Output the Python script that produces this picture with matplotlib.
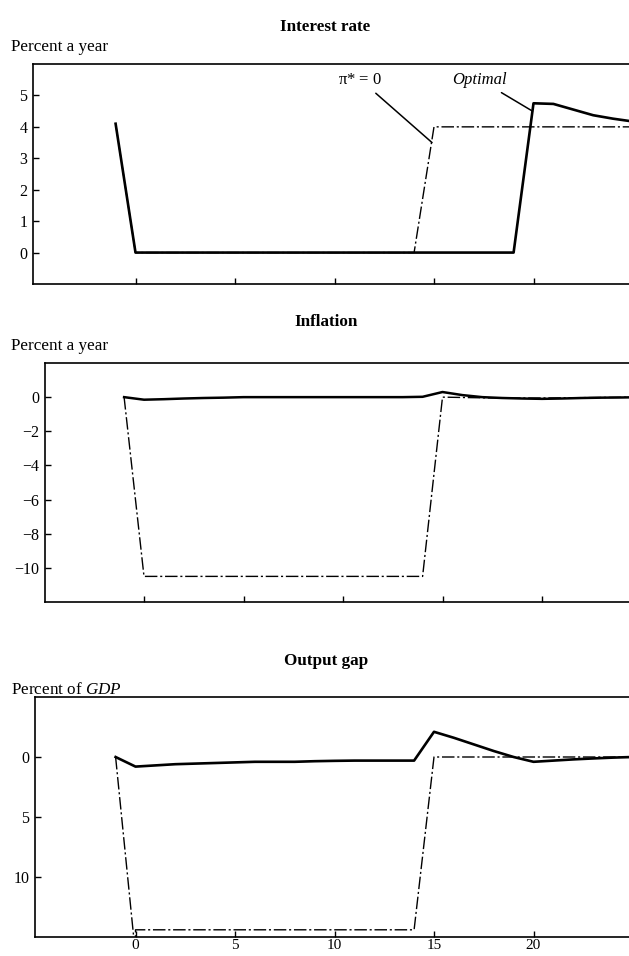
import matplotlib
matplotlib.use("Agg")
import matplotlib.pyplot as plt

plt.rcParams['font.family'] = ['Liberation Serif', 'DejaVu Serif']
plt.rcParams['mathtext.fontset'] = 'custom'
plt.rcParams['mathtext.rm'] = 'Liberation Serif'
plt.rcParams['mathtext.it'] = 'Liberation Serif:italic'

# quarters -1 .. 25
x = list(range(-1, 26))

# interest rate, percent a year
rate_opt = [4.1] + [0.0] * 20 + [4.75, 4.73, 4.55, 4.37, 4.26, 4.17]
rate_pi0 = [4.1] + [0.0] * 15 + [4.0] * 11

# inflation, percent a year
infl_opt = ([0.0, -0.15, -0.12, -0.08, -0.05, -0.03]      # -1 .. 4
            + [0.0] * 9                                   # 5 .. 13
            + [0.02]                                      # 14
            + [0.3, 0.12, 0.0, -0.05, -0.08, -0.1,        # 15 .. 20
               -0.08, -0.05, -0.03, -0.02, 0.0])          # 21 .. 25
infl_pi0 = ([0.0] + [-10.5] * 15
            + [0.0, -0.02, -0.04, -0.05, -0.05, -0.05, -0.04, -0.03, -0.02, -0.01, 0.0])

# output gap, percent of GDP
gap_opt = ([0.0, -0.8, -0.7, -0.6, -0.55, -0.5, -0.45]    # -1 .. 5
           + [-0.4, -0.4, -0.4, -0.35, -0.32]             # 6 .. 10
           + [-0.3, -0.3, -0.3, -0.3]                     # 11 .. 14
           + [2.1, 1.6, 1.05, 0.5, 0.0, -0.4,             # 15 .. 20
              -0.3, -0.2, -0.12, -0.05, 0.0])             # 21 .. 25
gap_pi0_x = [-1, 0] + list(range(0, 26))
gap_pi0 = [0.0, -16.5] + [-14.4] * 15 + [0.0] * 11

xticks = [0, 5, 10, 15, 20]

W, H = 629, 956
fig = plt.figure(figsize=(W / 100, H / 100), dpi=100)


def panel(left, top, bottom, zero_px):
    # axes box in pixels, x scale ~19.9 px per quarter
    ax = fig.add_axes([left / W, 1 - bottom / H, 1 - left / W, (bottom - top) / H])
    ax.set_xlim((left - zero_px) / 19.9, (W - zero_px) / 19.9)
    ax.set_xticks(xticks)
    ax.tick_params(direction='in', length=4, width=1, labelsize=11.5, pad=4)
    for s in ['left', 'top', 'bottom']:
        ax.spines[s].set_linewidth(1.2)
    ax.spines['right'].set_visible(False)
    return ax


dashdot = (0, (9, 2, 1.5, 2))

# Interest rate
ax1 = panel(33, 64, 284, 135.5)
ax1.plot(x, rate_pi0, color='black', lw=1.0, ls=dashdot)
ax1.plot(x, rate_opt, color='black', lw=1.9)
ax1.set_ylim(-1, 6)
ax1.set_yticks(range(0, 6))
ax1.set_xticklabels([])
ax1.annotate('π* = $\\mathit{0}$', xy=(14.9, 3.5), xytext=(11.3, 5.5),
             ha='center', va='center', fontsize=12,
             arrowprops=dict(arrowstyle='-', color='black', lw=1.1,
                             shrinkA=3, shrinkB=0))
ax1.annotate('Optimal', xy=(19.95, 4.5), xytext=(17.3, 5.5),
             ha='center', va='center', fontsize=12, style='italic',
             arrowprops=dict(arrowstyle='-', color='black', lw=1.1,
                             shrinkA=3, shrinkB=0))

# Inflation
ax2 = panel(45, 363, 602, 144)
ax2.plot(x, infl_pi0, color='black', lw=1.0, ls=dashdot)
ax2.plot(x, infl_opt, color='black', lw=1.8)
ax2.set_ylim(-12, 2)
ax2.set_yticks([0, -2, -4, -6, -8, -10])
ax2.set_xticklabels([])

# Output gap
ax3 = panel(35, 697, 937, 135.5)
ax3.plot(gap_pi0_x, gap_pi0, color='black', lw=1.0, ls=dashdot)
ax3.plot(x, gap_opt, color='black', lw=1.9)
ax3.set_ylim(-15, 5)
ax3.set_yticks([0, -5, -10])
ax3.set_yticklabels(['0', '5', '10'])
ax3.set_xticklabels([str(t) for t in xticks])
ax3.tick_params(axis='x', pad=1.5, labelsize=11)

# titles and unit labels
fig.text(325 / W, 1 - 27 / H, 'Interest rate', ha='center', va='center',
         fontsize=12.3, fontweight='bold')
fig.text(11 / W, 1 - 47 / H, 'Percent a year', ha='left', va='center', fontsize=12.3)
fig.text(326 / W, 1 - 322 / H, 'Inflation', ha='center', va='center',
         fontsize=12.3, fontweight='bold')
fig.text(11 / W, 1 - 346 / H, 'Percent a year', ha='left', va='center', fontsize=12.3)
fig.text(326 / W, 1 - 661 / H, 'Output gap', ha='center', va='center',
         fontsize=12.3, fontweight='bold')
fig.text(11 / W, 1 - 690 / H, 'Percent of $\\mathit{GDP}$', ha='left', va='center',
         fontsize=12.3)

fig.savefig('out.png', dpi=100)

- **Problem statement**: Return each line of the listing that holds the string "matplotlib".

- **Solution for this exercise**:
Output the Python script that produces this picture with matplotlib.
import matplotlib
matplotlib.use("Agg")
import matplotlib.pyplot as plt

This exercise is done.